MAKASSAR, iNews.id – Sepanjang 2021, Kejaksaan Tinggi Sulawesi Selatan menyelesaikan 24 perkara lewat pendekatan mediasi secara kekeluargaan atau restorative justice.
Pendekatan ini mengikuti amanat dari Jaksa Agung ST Burhanuddin. Hal itu disampaikan Kepala Seksi Penerangan dan Hukum (Kasi Penkum) Kejati Sulsel, Idil.
"Sepanjang tahun 2021 itu ada sebanyak 24 kasus pidana tertentu yang masuk klasifikasi restorative justice, kami laksanakan penyelesaiannya," kata Idil.

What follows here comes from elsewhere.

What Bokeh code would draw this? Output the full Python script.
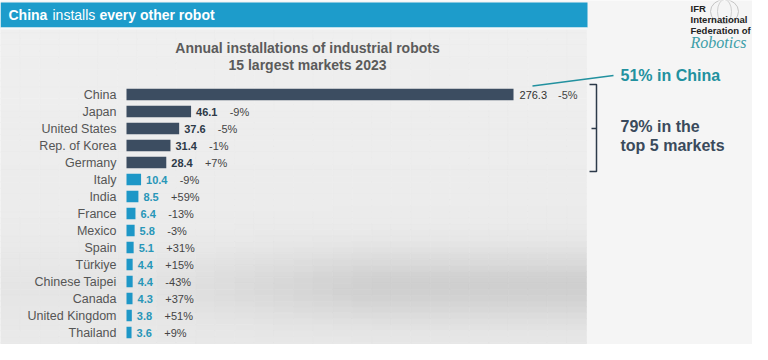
import math
from bokeh.plotting import figure
from bokeh.models import Range1d, ColumnDataSource
from bokeh.core.properties import value
from bokeh.embed import file_html
from bokeh.resources import INLINE

# ---------------- data ----------------
countries = ["China", "Japan", "United States", "Rep. of Korea", "Germany",
             "Italy", "India", "France", "Mexico", "Spain", "Türkiye",
             "Chinese Taipei", "Canada", "United Kingdom", "Thailand"]
installs = [276.3, 46.1, 37.6, 31.4, 28.4, 10.4, 8.5, 6.4, 5.8, 5.1,
            4.4, 4.4, 4.3, 3.8, 3.6]
growth = ["-5%", "-9%", "-5%", "-1%", "+7%", "-9%", "+59%", "-13%", "-3%",
          "+31%", "+15%", "-43%", "+37%", "+51%", "+9%"]
top_n = 5
header_parts = ["China", "installs", "every other robot"]
title_lines = ["Annual installations of industrial robots", "15 largest markets 2023"]
china_note = "51% in China"
top5_note = ["79% in the", "top 5 markets"]
logo_lines = ["IFR", "International", "Federation of"]
logo_script = "Robotics"

# ---------------- geometry helpers (reference pixel -> data) ----------------
PXU = 1.4007   # pixels per thousand units
ROW = 17.0     # pixels per row
X0, Y0 = 126.0, 94.0
W, H = 752, 344


def X(px):
    return (px - X0) / PXU


def Y(py):
    return (py - Y0) / ROW


FONT = value("Liberation Sans")
DARK = "#3c4d61"
LIGHT = "#1d97c7"

p = figure(width=W, height=H,
           x_range=Range1d(X(0), X(W)), y_range=Range1d(Y(H), Y(0)),
           output_backend="svg", toolbar_location=None, min_border=0,
           x_axis_location=None, y_axis_location=None)
p.grid.visible = False
p.outline_line_color = None
p.background_fill_color = "#f5f5f5"
p.border_fill_color = "#f5f5f5"

# ---------------- panel background gradient ----------------
gl, gr, gt, gb, gc = [], [], [], [], []
nx, ny = 30, 56
for i in range(nx):
    x1 = 586 * i / nx
    x2 = 586 * (i + 1) / nx
    xm = (x1 + x2) / 2
    for j in range(ny):
        y1 = 27 + 333 * j / ny
        y2 = 27 + 333 * (j + 1) / ny
        ym = (y1 + y2) / 2
        base = 239 - 6 * (ym - 27) / 333
        d = min(max((xm - 130) / 240, 0), 1)
        dark = (5 + 22 * d) * math.exp(-((ym - 286) / 36) ** 2)
        g = int(round(base - dark))
        gl.append(X(x1)); gr.append(X(x2)); gt.append(Y(y1)); gb.append(Y(y2))
        gc.append("#%02x%02x%02x" % (g, g, g))
p.quad(left=gl, right=gr, top=gt, bottom=gb, fill_color=gc, line_color=gc, line_width=0.6)

# header band
p.quad(left=[X(0)], right=[X(587)], top=[Y(2)], bottom=[Y(27)],
       fill_color="#1d9ccb", line_color=None)
p.quad(left=[X(0)], right=[X(587)], top=[Y(27)], bottom=[Y(29)],
       fill_color="#f4f8fa", line_color=None)

# header texts
hx = [8, 52, 99]
hstyle = ["bold", "normal", "bold"]
for t, xx, st in zip(header_parts, hx, hstyle):
    p.text(x=[X(xx)], y=[Y(14)], text=[t], text_font=FONT, text_font_size="14px",
           text_font_style=st, text_color="white", text_baseline="middle",
           text_align="left")

# chart title
for k, t in enumerate(title_lines):
    p.text(x=[X(307)], y=[Y(47 + 17.5 * k)], text=[t], text_font=FONT,
           text_font_size="14px", text_font_style="bold", text_color="#5b5b5b",
           text_baseline="middle", text_align="center")

# ---------------- bars ----------------
rows = list(range(len(countries)))
colors = [DARK if i < top_n else LIGHT for i in rows]
vlabels = ["%.1f" % v for v in installs]
vcolors = ["#2e3a48" if i < top_n else "#2896b8" for i in rows]
pct_off = [5 + len(s) * 5.9 + 10 for s in vlabels]

src = ColumnDataSource(dict(y=rows, v=installs, c=colors, name=countries,
                            vl=vlabels, vc=vcolors, g=growth, po=pct_off))
p.hbar(y="y", left=0, right="v", height=0.68, fill_color="c", line_color=None, source=src)

p.text(x=X(116), y="y", text="name", source=src, text_font=FONT,
       text_font_size="12.5px", text_color="#555555", text_baseline="middle",
       text_align="right")

first = ColumnDataSource(dict(y=rows[:1], v=installs[:1], vl=vlabels[:1],
                              g=growth[:1], po=pct_off[:1]))
rest = ColumnDataSource(dict(y=rows[1:], v=installs[1:], vl=vlabels[1:],
                             vc=vcolors[1:], g=growth[1:], po=pct_off[1:]))
p.text(x="v", y="y", text="vl", source=first, x_offset=6, text_font=FONT,
       text_font_size="11px", text_color="#333333", text_baseline="middle")
p.text(x="v", y="y", text="vl", source=rest, x_offset=5, text_font=FONT,
       text_font_size="11px", text_font_style="bold", text_color="vc",
       text_baseline="middle")
p.text(x="v", y="y", text="g", source=src, x_offset="po", text_font=FONT,
       text_font_size="11px", text_color="#444444", text_baseline="middle")

# ---------------- annotations ----------------
TEAL = "#22919f"
p.line(x=[X(532), X(613)], y=[Y(85.5), Y(75)], line_color=TEAL, line_width=1.5)
p.text(x=[X(620)], y=[Y(75)], text=[china_note], text_font=FONT, text_font_size="16px",
       text_font_style="bold", text_color=TEAL, text_baseline="middle")

BR = "#2c3a4a"
p.line(x=[X(589), X(596), X(596), X(589)], y=[Y(84), Y(84), Y(171), Y(171)],
       line_color=BR, line_width=1.5)
p.line(x=[X(591), X(596)], y=[Y(128), Y(128)], line_color=BR, line_width=1.5)
for k, t in enumerate(top5_note):
    p.text(x=[X(620)], y=[Y(126 + 19 * k)], text=[t], text_font=FONT,
           text_font_size="16px", text_font_style="bold", text_color="#3a4a5c",
           text_baseline="middle")

# ---------------- logo ----------------
LX = 690
p.ellipse(x=[X(LX + 34)], y=[Y(11)], width=[28 / PXU], height=[24 / ROW],
          fill_color=None, line_color="#c4c4c4", line_width=1)
p.ellipse(x=[X(LX + 34)], y=[Y(11)], width=[14 / PXU], height=[24 / ROW],
          fill_color=None, line_color="#cfcfcf", line_width=1)
for k, t in enumerate(logo_lines):
    p.text(x=[X(LX)], y=[Y(8 + 11 * k)], text=[t], text_font=FONT,
           text_font_size="9.5px", text_font_style="bold", text_color="#222222",
           text_baseline="middle")
p.text(x=[X(LX)], y=[Y(42)], text=[logo_script], text_font=value("Liberation Serif"),
       text_font_size="16px", text_font_style="italic", text_color="#3c9ea8",
       text_baseline="middle")

open("out.html", "w").write(file_html(p, INLINE))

Menurut Idil, restorative justice ini menjadi terobosan hukum yang telah mendapatkan apresiasi dari banyak kalangan, baik praktisi, akademisi dan politisi dan masyarakat.
Lewat restorative justice, penyelesaian perkara tindak pidana yang yang tadinya berfokus pada pemidanaan, diganti menjadi proses dialog dan mediasi.
Mediasi melibatkan pelaku, korban, keluarga pelaku/korban, dan pihak lain yang terkait. Dengan mediasi, semua bersama-sama menciptakan kesepakatan atas penyelesaian perkara pidana yang adil dan seimbang bagi korban maupun pelaku.
Pendekatan ini juga mengedepankan pemulihan kembali pada keadaan semula, dan mengembalikan pola hubungan baik dalam masyarakat.
Salah satu pemulihan kepada korban yang menderita akibat kejahatan adalah dengan memberikan ganti rugi kepada korban atau perdamaian. Pelaku juga terikat dengan kesepakatan-kesepakatan lainnya.
"Selain itu hukum yang adil di dalam keadilan restoratif tentunya tidak berat sebelah, tidak memihak, tidak sewenang-wenang dan hanya berpihak pada kebenaran sesuai aturan perundang-undangan yang berlaku serta mempertimbangkan kesetaraan hak kompensasi dan keseimbangan dalam setiap aspek kehidupan," ujar Idil.
Menurut Idil, sejauh ini di Kejaksaan Tinggi Sulsel ada beberapa perkara khususnya pidana ringan yang diselesaikan secara restorative justice. Mayoritas adalah perkara kekerasan dalam rumah tangga atau KDRT.
"Yang mendominasi dari penerapan restorative justice di Kejati Sulsel adalah perkara 351 KUHP penganiayaan dan KDRT," kata Idil.
Penerapan keadilan restoratif disebut tidak dilakukan sembarangan. Pendekatan ini harus memenuhi kriteria termasuk di antaranya hanya dilakukan untuk perkara dengan ancaman pidana di bawah 5 tahun.